SB-V: That sounds great. What has babywearing meant to you as a mother? How did you come to it?


DRC: Babywearing has simply made my life as a mother easier. It’s allowed me to care for my babies, my children, and still get things done. I truly don’t know how I’d parent without it.

SB-V: Me neither. I keep asking older women I meet how they did it without baby carriers. I've gotten all kinds of responses, from "My arms were very strong" to "He just had to lie in his playpen while I did the housework." How has having this family business impacted your children?
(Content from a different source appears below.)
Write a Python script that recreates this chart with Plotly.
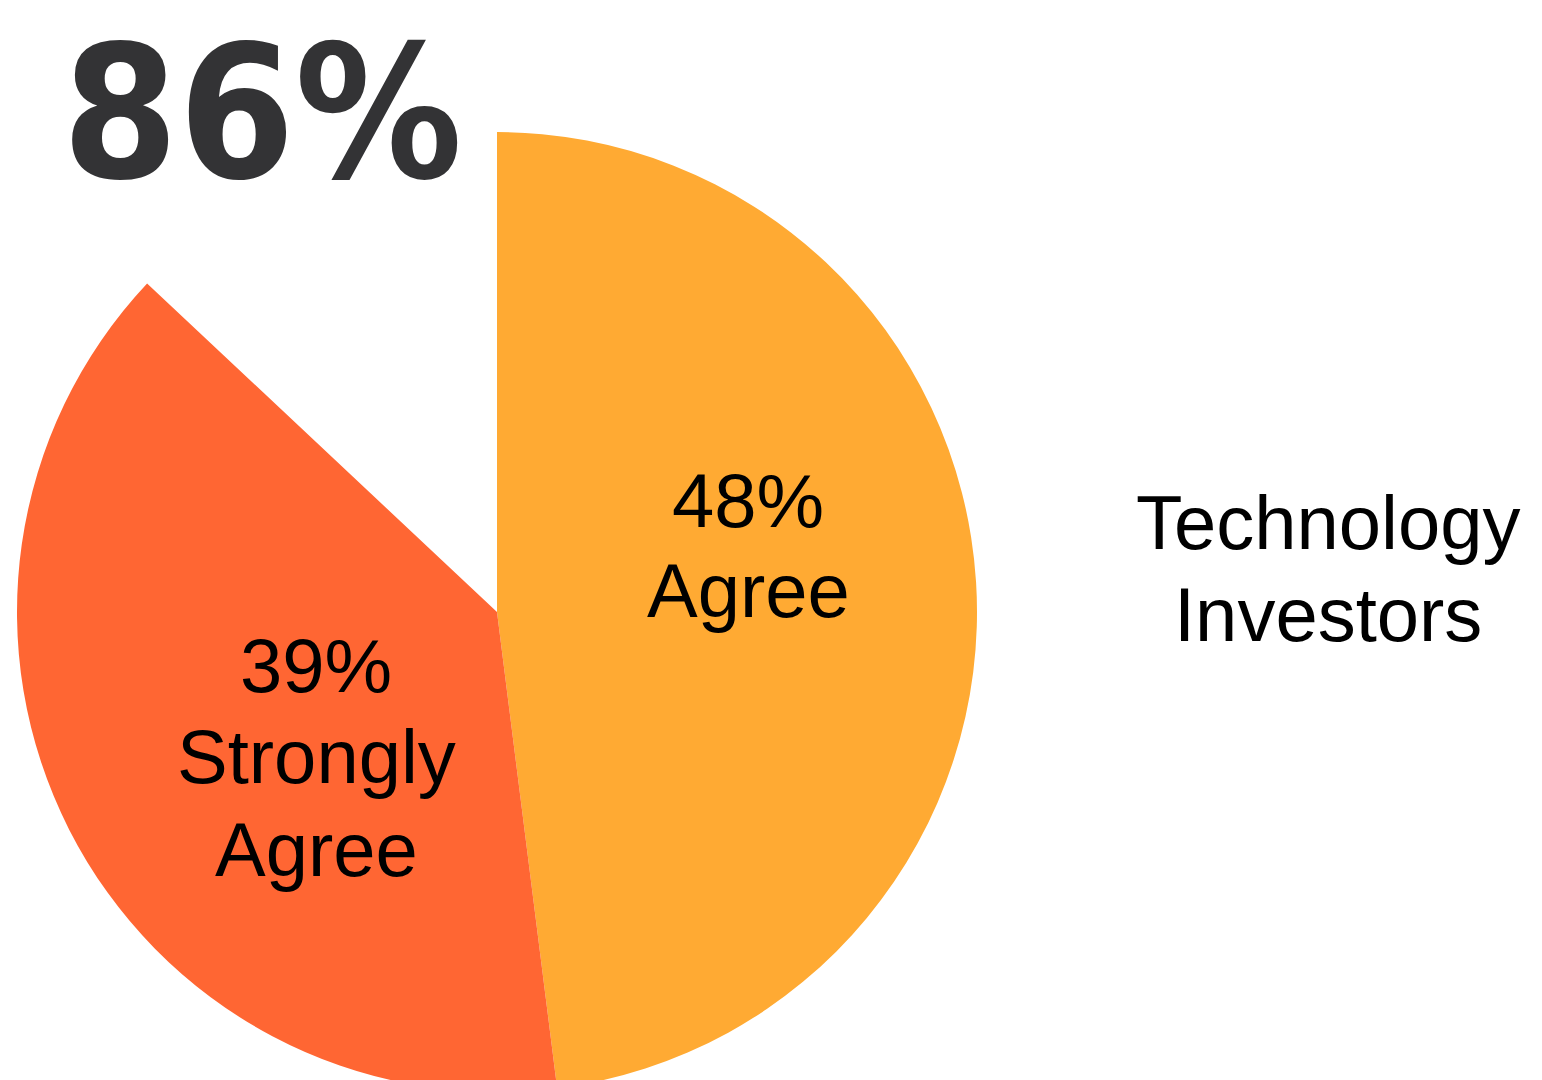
import plotly.graph_objects as go

# Survey shares for technology investors
categories = ["Agree", "Strongly Agree", "Other"]
shares = [48, 39, 13]
slice_colors = ["#FFAA33", "#FF6633", "rgba(255,255,255,0)"]
headline = "86%"
group_label = ["Technology", "Investors"]

W, H = 1542, 1104


def px(x):
    return x / W


def py(y):
    return 1 - y / H


fig = go.Figure()
fig.add_trace(go.Pie(
    labels=categories,
    values=shares,
    sort=False,
    direction="clockwise",
    rotation=0,
    marker=dict(colors=slice_colors, line=dict(width=0)),
    textinfo="none",
    hoverinfo="skip",
    showlegend=False,
    domain=dict(x=[px(17), px(977)], y=[py(1092), py(132)]),
))

label_font = dict(family="Liberation Sans, Arial, Helvetica, sans-serif", size=76, color="#000000")

# slice labels, one annotation per line
slice_lines = [
    ([f"{shares[0]}%", "Agree"], 748, [500, 590]),
    ([f"{shares[1]}%", "Strongly", "Agree"], 316, [665, 756, 849]),
]
for lines, cx, ys in slice_lines:
    for text, cy in zip(lines, ys):
        fig.add_annotation(x=px(cx), y=py(cy), xref="paper", yref="paper",
                           text=text, showarrow=False, font=label_font,
                           xanchor="center", yanchor="middle")

for text, cy in zip(group_label, [522, 614]):
    fig.add_annotation(x=px(1328), y=py(cy), xref="paper", yref="paper",
                       text=text, showarrow=False, font=label_font,
                       xanchor="center", yanchor="middle")

fig.add_annotation(x=px(262), y=py(112), xref="paper", yref="paper",
                   text=f"<b>{headline}</b>", showarrow=False,
                   font=dict(family="DejaVu Sans Condensed, Liberation Sans Narrow, Arial Narrow, sans-serif",
                             size=186, color="#333335"),
                   xanchor="center", yanchor="middle")

fig.update_layout(
    width=W, height=H,
    margin=dict(l=0, r=0, t=0, b=0),
    paper_bgcolor="#FFFFFF",
    plot_bgcolor="#FFFFFF",
)

fig.write_html(
    "out.html",
    post_script="document.documentElement.style.overflow='hidden';"
                "document.body.style.overflow='hidden';"
                "document.body.style.margin='0';",
)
DRC: I think it’s shown them that it’s possible to work really hard, to be creative, to be persistent, and create and build something where there once was nothing. It’s been hard, too, at times. I struggle with the guilt of sometimes feeling like I’m not giving them enough attention because I have work to do. There are days when they watch more TV than I’m comfortable with, I’m admitting it. I try to keep those days few and far between, but they do happen. But then I step back and see how well they play together…most of the time! I see how co-operative they are with each other, with me and Jon, with others, and I think it’s all good. I had both of them home with me full-time until they were each over two, so I really do think I’m giving them what they need when they’re really tiny. They have a strong foundation.


SB-V: If you could, by force of imagination, will one fantasy product into existence, what would that be?

DRC: It would be genius for someone to come up with something that could clean our house, cook our food, do our laundry and possibly walk the dog. But I don’t want a nanny. I’ll take care of that!


SB-V: Nice one. I like a woman who dreams big! Is there anything else you would like to add?

DRC: Just that it’s been an amazing journey so far and I’m so unbelievably grateful that we’re where we are. It’s been a labor of love of mine for four years and to see it actually come to fruition is amazing. I couldn’t have done it without the whole Onya Baby team. We really do need each other. If we could grow this into a self-sustaining family business I would be over the moon. We shall see, eh?